SET TASK: Pictures are not part of the copy. Retype the lines from the first one through the line that contains "import seaborn as sns".

DATASET EXCERPT:
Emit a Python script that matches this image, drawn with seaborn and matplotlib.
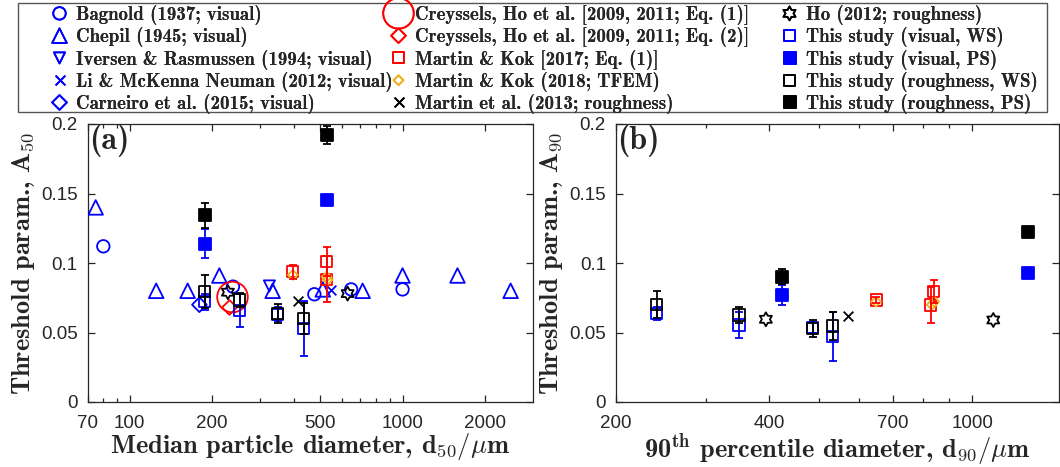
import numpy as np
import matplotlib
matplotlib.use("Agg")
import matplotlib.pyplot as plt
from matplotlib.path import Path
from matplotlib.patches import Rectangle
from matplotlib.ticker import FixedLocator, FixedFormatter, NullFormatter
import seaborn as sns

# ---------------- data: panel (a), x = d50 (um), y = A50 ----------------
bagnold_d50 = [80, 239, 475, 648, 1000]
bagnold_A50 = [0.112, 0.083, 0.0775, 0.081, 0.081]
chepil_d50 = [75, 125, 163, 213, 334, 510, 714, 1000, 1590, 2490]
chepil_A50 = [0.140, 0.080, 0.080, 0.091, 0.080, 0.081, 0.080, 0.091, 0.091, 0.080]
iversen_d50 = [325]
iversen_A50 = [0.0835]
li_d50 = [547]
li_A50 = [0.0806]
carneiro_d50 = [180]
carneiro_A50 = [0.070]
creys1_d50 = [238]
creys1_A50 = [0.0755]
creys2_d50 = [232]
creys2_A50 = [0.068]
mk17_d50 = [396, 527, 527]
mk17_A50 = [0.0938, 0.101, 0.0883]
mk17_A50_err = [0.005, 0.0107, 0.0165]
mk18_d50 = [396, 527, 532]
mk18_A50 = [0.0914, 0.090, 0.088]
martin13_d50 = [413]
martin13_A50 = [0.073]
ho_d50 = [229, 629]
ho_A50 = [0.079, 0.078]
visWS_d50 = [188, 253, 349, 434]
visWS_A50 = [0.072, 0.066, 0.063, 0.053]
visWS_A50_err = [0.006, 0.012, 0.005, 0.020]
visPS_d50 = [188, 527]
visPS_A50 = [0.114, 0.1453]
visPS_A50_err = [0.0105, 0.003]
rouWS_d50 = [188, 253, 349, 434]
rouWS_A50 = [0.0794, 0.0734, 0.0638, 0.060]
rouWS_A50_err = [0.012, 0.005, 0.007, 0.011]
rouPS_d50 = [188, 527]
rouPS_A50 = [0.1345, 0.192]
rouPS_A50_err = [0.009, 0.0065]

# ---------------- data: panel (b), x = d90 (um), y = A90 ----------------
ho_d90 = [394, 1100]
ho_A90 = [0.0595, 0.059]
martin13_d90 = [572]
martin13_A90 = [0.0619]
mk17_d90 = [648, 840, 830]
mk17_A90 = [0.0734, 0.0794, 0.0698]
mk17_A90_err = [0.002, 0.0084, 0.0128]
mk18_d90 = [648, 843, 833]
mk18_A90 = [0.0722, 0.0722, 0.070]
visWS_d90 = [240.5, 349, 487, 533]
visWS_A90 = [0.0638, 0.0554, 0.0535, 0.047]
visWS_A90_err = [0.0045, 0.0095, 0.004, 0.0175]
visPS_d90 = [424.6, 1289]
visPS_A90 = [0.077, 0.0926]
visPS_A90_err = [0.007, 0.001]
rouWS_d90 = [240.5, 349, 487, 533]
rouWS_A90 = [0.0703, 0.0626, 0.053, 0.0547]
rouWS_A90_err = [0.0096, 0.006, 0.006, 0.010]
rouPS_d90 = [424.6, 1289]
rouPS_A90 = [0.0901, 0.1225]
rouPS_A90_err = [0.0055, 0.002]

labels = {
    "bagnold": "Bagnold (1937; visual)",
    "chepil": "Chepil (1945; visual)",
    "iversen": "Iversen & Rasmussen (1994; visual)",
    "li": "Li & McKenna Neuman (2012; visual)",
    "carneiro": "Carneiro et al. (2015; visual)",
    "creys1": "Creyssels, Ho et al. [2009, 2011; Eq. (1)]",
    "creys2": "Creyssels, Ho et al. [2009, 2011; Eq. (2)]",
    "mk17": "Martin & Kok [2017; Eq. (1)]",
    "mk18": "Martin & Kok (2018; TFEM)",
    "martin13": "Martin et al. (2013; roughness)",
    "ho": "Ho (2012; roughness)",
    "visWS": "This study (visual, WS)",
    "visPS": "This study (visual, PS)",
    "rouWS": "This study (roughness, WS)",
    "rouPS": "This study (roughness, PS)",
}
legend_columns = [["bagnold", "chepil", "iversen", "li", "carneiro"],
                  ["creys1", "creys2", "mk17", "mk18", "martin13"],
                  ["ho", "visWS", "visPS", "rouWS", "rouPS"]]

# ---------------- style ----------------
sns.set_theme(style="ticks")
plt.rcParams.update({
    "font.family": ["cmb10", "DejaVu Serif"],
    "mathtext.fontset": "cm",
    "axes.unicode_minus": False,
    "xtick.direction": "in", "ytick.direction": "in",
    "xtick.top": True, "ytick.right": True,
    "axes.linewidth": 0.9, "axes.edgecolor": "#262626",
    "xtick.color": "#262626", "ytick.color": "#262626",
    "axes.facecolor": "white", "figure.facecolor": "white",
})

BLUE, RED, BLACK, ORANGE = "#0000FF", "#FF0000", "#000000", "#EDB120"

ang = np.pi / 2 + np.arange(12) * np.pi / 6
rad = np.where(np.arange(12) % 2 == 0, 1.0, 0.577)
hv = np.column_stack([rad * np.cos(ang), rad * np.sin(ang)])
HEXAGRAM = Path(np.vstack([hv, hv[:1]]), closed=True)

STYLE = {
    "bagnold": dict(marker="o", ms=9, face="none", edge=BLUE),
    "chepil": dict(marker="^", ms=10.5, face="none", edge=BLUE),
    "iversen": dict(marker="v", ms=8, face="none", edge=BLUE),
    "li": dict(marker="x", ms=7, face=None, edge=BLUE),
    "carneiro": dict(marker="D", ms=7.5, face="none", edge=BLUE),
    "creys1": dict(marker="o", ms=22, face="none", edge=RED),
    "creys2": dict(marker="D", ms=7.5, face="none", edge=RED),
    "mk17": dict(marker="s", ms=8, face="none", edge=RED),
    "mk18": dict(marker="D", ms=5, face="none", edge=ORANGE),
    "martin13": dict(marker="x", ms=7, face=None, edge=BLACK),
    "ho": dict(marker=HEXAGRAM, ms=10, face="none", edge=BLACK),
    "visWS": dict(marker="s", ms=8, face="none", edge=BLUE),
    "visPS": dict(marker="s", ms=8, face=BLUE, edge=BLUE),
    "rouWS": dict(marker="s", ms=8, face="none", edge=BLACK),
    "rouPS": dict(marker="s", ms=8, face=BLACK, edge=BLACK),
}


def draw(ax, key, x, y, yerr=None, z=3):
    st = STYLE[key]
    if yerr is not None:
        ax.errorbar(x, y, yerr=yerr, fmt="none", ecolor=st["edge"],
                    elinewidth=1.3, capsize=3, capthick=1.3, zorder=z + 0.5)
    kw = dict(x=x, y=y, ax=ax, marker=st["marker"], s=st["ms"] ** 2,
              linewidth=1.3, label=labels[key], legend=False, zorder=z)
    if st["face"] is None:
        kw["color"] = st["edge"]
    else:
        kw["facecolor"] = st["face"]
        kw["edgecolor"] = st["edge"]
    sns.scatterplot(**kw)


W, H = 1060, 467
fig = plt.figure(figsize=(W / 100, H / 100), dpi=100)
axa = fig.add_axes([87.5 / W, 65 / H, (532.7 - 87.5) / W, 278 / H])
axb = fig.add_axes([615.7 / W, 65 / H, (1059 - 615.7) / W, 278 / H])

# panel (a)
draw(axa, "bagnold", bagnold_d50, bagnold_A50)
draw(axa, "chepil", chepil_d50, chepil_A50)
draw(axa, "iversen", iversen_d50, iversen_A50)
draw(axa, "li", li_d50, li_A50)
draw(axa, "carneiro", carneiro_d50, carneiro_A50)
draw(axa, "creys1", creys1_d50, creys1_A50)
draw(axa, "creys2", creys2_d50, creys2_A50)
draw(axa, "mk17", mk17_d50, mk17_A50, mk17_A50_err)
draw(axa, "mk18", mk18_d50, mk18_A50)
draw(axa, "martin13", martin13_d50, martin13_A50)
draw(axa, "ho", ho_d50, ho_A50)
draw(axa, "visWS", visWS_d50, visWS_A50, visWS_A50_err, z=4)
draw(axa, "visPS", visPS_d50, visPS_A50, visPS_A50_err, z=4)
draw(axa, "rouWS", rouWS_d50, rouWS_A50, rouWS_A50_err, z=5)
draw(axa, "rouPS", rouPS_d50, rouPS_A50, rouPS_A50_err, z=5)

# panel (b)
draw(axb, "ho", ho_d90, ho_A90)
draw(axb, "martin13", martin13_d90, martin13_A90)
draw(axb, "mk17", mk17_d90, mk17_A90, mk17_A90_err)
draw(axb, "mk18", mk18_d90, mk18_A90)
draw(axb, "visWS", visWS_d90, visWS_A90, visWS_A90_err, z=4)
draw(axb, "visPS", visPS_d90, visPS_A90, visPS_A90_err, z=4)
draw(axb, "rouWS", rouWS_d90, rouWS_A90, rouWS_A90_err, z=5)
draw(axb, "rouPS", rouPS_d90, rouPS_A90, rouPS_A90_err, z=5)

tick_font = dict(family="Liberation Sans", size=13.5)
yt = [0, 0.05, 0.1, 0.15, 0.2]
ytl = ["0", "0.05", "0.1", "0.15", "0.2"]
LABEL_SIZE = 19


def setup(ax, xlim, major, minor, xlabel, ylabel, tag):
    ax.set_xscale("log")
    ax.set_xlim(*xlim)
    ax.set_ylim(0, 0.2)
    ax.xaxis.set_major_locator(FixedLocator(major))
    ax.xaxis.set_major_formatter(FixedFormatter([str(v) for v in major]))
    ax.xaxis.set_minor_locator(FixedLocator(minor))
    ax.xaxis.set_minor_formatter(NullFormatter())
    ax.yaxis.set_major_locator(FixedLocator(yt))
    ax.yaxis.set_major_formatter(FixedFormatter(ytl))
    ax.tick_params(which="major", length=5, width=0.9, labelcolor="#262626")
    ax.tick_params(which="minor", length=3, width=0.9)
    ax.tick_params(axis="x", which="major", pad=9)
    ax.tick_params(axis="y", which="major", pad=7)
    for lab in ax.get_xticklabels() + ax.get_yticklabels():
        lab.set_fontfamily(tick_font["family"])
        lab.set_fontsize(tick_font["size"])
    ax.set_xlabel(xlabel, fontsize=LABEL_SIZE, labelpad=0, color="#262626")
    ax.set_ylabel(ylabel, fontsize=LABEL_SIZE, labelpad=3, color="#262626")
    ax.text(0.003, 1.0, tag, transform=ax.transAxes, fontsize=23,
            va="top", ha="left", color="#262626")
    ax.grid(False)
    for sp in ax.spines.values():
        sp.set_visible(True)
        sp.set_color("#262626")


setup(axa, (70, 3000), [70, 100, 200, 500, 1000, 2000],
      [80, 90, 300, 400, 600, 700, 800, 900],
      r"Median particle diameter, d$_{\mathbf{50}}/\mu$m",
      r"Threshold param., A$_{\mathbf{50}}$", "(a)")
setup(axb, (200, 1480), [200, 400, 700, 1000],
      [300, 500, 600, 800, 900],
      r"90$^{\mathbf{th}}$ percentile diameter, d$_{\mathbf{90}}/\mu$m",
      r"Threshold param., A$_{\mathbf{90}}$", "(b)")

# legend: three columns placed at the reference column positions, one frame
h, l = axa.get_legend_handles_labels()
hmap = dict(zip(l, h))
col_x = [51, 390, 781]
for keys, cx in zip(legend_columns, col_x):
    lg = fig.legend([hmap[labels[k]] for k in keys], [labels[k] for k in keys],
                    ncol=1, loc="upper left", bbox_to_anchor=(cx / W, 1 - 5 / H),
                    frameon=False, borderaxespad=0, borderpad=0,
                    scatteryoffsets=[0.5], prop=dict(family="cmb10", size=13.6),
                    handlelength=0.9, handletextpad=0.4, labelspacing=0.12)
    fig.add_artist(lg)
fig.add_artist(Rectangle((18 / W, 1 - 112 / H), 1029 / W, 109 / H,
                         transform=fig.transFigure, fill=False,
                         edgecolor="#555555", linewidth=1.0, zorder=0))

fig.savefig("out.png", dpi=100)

TASK SOLUTION:
Emit a Python script that matches this image, drawn with seaborn and matplotlib.
import numpy as np
import matplotlib
matplotlib.use("Agg")
import matplotlib.pyplot as plt
from matplotlib.path import Path
from matplotlib.patches import Rectangle
from matplotlib.ticker import FixedLocator, FixedFormatter, NullFormatter
import seaborn as sns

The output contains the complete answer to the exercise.